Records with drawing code
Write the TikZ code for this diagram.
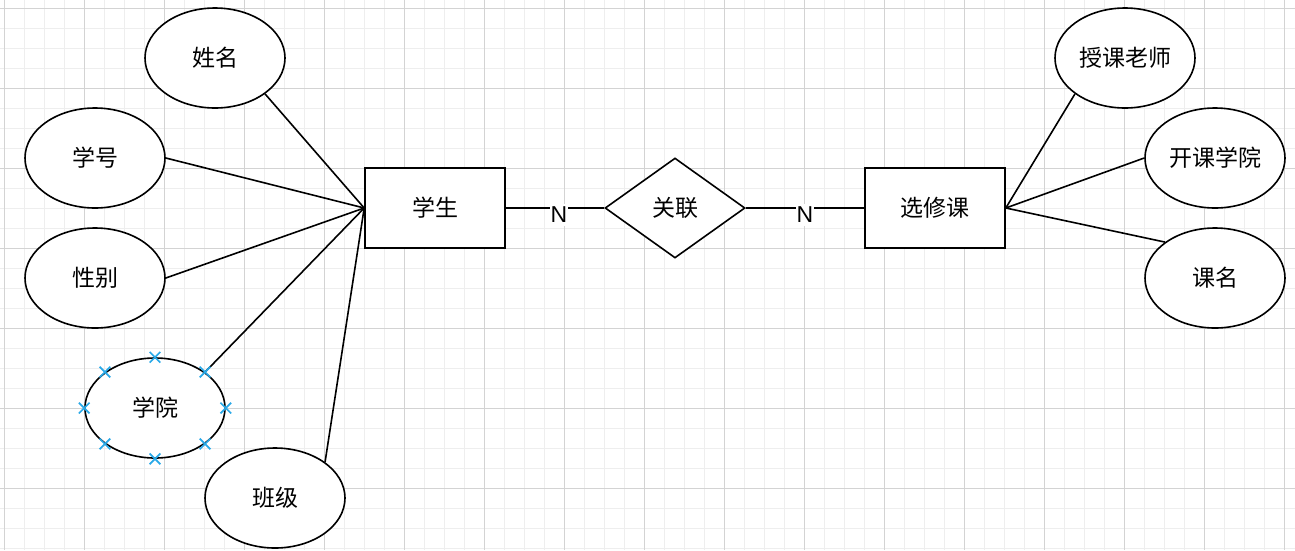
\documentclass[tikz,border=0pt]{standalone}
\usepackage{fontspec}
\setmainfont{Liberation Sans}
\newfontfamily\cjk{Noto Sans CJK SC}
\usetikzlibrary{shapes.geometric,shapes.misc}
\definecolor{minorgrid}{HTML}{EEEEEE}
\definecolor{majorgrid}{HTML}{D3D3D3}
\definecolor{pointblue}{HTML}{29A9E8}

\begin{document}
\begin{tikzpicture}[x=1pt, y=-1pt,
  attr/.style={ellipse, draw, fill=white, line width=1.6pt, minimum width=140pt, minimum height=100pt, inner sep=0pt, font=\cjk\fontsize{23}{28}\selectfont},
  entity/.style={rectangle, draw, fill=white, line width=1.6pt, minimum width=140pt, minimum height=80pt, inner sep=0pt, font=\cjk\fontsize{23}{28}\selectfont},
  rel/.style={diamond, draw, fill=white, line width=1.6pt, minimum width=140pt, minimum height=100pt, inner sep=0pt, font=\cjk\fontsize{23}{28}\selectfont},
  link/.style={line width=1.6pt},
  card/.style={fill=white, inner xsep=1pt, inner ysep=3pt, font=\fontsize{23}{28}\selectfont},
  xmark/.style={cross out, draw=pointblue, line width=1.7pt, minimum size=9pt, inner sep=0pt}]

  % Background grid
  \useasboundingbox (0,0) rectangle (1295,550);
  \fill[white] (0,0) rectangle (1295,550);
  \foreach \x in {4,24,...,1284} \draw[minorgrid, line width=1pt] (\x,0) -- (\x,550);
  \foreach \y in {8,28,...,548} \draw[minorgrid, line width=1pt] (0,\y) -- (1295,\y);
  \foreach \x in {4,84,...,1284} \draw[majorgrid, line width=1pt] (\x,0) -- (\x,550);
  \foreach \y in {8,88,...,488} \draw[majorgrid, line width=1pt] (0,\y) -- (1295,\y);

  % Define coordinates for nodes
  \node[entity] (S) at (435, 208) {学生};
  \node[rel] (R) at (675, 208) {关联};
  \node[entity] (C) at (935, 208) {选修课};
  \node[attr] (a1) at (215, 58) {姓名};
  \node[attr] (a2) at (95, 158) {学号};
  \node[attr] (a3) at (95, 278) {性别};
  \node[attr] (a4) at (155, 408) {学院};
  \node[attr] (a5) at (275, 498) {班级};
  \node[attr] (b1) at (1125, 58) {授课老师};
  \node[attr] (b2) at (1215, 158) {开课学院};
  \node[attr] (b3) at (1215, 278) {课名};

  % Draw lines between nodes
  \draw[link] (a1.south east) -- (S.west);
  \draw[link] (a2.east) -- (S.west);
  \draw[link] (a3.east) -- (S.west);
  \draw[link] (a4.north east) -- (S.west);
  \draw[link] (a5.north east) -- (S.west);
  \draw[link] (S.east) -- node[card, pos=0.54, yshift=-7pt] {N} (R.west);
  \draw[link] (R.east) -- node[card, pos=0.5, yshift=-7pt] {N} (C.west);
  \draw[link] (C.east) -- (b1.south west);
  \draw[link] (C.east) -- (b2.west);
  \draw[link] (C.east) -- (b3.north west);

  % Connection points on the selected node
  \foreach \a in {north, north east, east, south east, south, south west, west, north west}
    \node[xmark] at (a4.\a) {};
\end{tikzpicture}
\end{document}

...

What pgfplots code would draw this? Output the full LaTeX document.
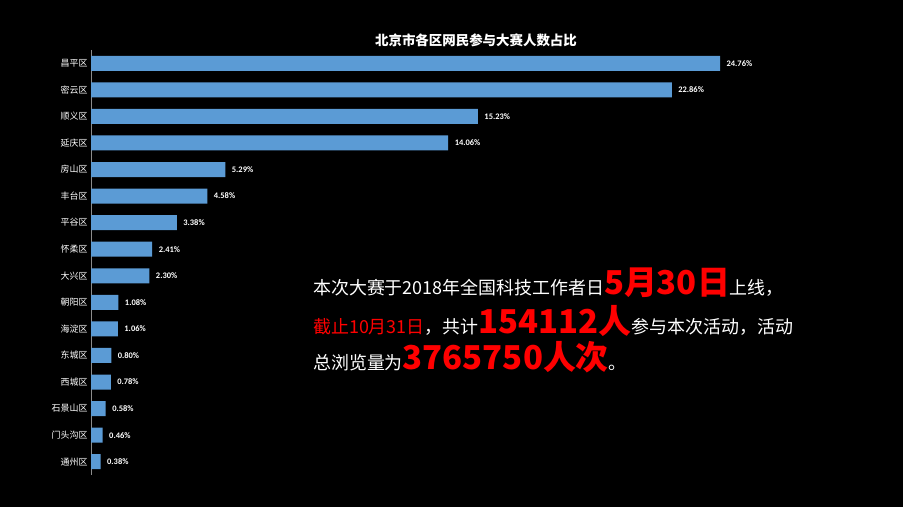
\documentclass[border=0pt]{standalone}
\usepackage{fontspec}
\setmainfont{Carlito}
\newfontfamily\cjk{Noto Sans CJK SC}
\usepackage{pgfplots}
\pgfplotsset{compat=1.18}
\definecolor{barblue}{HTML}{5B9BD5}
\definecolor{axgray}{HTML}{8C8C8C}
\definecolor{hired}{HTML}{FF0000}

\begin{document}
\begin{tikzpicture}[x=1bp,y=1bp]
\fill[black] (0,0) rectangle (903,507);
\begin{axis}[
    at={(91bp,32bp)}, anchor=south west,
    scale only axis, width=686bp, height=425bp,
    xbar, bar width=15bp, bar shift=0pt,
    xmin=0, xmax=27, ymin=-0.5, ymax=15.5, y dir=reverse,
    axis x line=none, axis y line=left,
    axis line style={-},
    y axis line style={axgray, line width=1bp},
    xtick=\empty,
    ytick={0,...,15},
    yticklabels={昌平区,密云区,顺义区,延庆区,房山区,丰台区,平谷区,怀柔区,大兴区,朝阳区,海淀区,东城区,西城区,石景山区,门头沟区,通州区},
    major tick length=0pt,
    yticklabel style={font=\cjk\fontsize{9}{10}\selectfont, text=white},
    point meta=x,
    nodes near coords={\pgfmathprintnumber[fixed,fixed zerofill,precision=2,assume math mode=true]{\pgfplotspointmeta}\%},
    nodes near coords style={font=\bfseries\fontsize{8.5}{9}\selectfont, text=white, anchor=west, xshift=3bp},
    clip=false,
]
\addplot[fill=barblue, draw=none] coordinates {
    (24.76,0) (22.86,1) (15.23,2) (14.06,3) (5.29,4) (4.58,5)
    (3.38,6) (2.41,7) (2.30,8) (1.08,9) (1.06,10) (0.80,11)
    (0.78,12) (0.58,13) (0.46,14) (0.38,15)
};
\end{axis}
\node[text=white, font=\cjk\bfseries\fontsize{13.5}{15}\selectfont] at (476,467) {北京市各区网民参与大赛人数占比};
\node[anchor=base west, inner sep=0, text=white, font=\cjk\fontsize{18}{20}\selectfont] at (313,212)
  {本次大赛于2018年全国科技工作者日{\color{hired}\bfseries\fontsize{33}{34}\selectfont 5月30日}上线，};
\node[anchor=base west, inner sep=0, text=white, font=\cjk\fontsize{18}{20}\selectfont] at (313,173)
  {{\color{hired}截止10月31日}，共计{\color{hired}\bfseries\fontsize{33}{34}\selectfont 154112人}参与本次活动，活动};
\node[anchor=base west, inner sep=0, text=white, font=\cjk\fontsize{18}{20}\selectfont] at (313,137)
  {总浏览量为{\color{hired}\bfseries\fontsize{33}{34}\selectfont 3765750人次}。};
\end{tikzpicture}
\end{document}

...

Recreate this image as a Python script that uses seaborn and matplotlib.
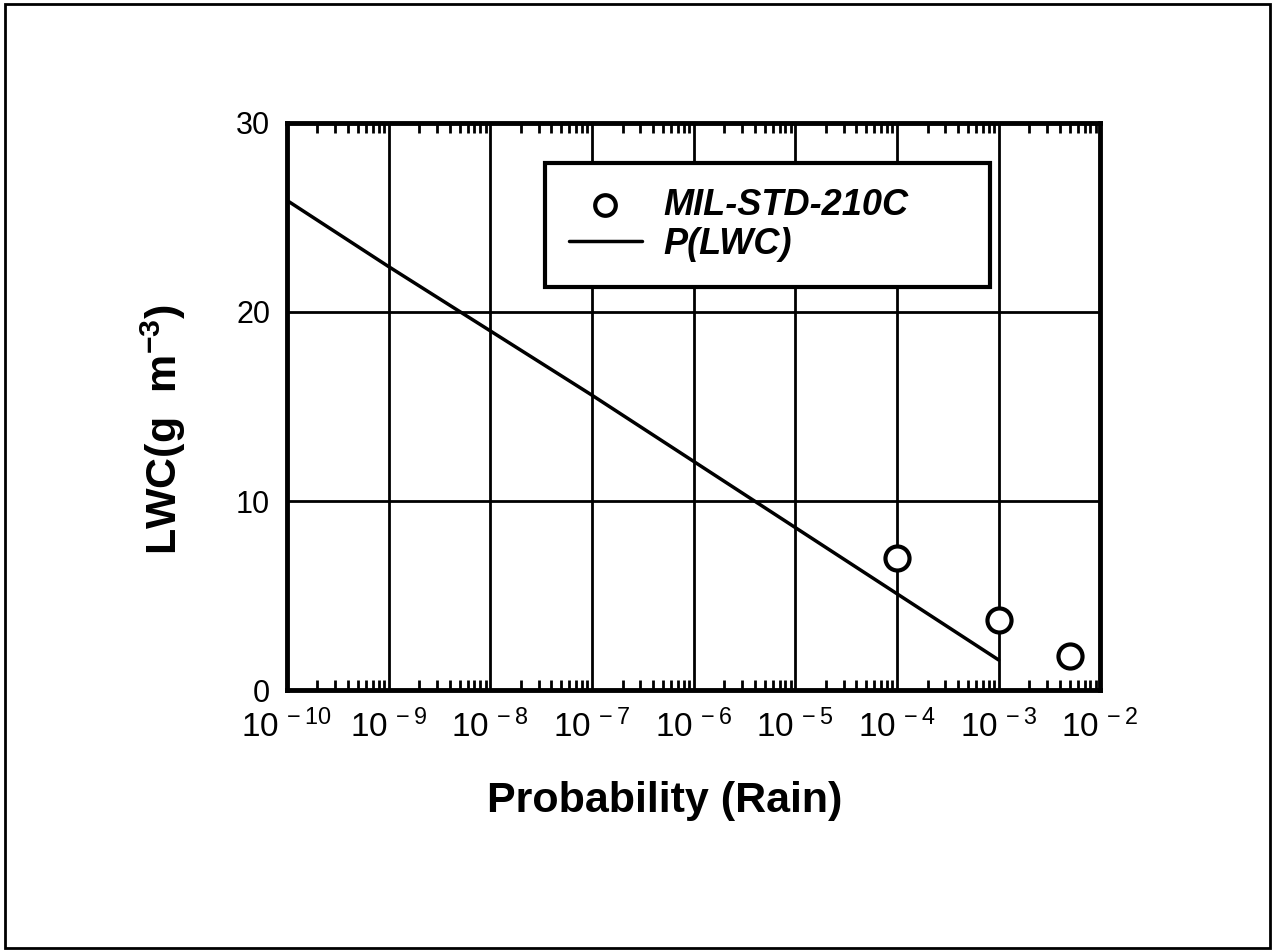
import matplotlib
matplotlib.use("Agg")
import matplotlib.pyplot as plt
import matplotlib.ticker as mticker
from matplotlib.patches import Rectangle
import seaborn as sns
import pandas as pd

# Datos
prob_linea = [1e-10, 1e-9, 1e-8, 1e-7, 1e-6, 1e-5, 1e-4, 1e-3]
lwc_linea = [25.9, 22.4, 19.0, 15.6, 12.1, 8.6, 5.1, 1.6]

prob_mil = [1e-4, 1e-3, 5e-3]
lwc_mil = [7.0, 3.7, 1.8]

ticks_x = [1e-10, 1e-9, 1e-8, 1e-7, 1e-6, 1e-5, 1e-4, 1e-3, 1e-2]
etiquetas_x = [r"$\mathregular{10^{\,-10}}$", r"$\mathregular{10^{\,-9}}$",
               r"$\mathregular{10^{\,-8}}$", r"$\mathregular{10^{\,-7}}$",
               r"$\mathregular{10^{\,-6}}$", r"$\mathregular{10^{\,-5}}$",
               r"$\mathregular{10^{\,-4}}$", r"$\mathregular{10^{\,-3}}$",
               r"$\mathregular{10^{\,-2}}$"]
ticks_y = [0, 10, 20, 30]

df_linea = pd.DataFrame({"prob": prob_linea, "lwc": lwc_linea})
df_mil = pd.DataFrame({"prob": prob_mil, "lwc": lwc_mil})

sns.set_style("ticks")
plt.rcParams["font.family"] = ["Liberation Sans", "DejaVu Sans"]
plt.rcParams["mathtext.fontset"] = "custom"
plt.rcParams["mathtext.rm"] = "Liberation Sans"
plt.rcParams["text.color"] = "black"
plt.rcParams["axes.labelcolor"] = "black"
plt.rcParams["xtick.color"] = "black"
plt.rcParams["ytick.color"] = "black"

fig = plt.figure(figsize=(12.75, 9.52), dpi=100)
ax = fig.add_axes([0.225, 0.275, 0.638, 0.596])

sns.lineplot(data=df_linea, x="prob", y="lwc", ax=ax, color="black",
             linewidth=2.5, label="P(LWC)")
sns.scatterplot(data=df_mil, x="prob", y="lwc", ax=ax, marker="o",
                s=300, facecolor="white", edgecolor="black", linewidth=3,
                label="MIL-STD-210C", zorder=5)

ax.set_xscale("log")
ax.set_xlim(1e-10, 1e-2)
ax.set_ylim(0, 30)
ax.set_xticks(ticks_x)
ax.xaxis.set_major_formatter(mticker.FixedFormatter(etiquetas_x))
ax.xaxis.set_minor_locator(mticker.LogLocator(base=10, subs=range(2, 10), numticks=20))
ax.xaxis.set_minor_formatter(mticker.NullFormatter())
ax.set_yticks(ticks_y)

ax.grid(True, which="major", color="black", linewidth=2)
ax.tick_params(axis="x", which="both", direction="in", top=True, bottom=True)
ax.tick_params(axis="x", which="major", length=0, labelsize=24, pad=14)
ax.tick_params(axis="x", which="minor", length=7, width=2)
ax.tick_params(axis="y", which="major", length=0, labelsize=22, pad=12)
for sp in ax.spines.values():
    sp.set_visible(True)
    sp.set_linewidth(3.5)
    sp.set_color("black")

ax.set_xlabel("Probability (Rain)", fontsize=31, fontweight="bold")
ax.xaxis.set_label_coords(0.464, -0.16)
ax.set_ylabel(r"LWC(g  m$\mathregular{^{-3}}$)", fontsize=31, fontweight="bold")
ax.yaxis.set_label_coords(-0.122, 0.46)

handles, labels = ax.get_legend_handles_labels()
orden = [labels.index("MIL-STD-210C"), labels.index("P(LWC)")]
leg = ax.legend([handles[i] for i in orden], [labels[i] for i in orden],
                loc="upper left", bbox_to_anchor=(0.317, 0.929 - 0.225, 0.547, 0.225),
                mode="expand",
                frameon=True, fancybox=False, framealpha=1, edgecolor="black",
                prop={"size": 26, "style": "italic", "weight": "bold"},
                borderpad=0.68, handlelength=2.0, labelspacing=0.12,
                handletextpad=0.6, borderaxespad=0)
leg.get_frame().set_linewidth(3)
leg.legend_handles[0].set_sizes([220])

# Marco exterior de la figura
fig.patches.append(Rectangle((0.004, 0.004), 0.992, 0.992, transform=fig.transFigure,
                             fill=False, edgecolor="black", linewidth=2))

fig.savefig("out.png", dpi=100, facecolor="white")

- _Short task_
Retype only the lines above from the one with "Recreate this image" through the one with "lwc_mil = [7.0, 3.7, 1.8]", exactly and with both ends. Images stay out.

- _Final result_
Recreate this image as a Python script that uses seaborn and matplotlib.
import matplotlib
matplotlib.use("Agg")
import matplotlib.pyplot as plt
import matplotlib.ticker as mticker
from matplotlib.patches import Rectangle
import seaborn as sns
import pandas as pd

# Datos
prob_linea = [1e-10, 1e-9, 1e-8, 1e-7, 1e-6, 1e-5, 1e-4, 1e-3]
lwc_linea = [25.9, 22.4, 19.0, 15.6, 12.1, 8.6, 5.1, 1.6]

prob_mil = [1e-4, 1e-3, 5e-3]
lwc_mil = [7.0, 3.7, 1.8]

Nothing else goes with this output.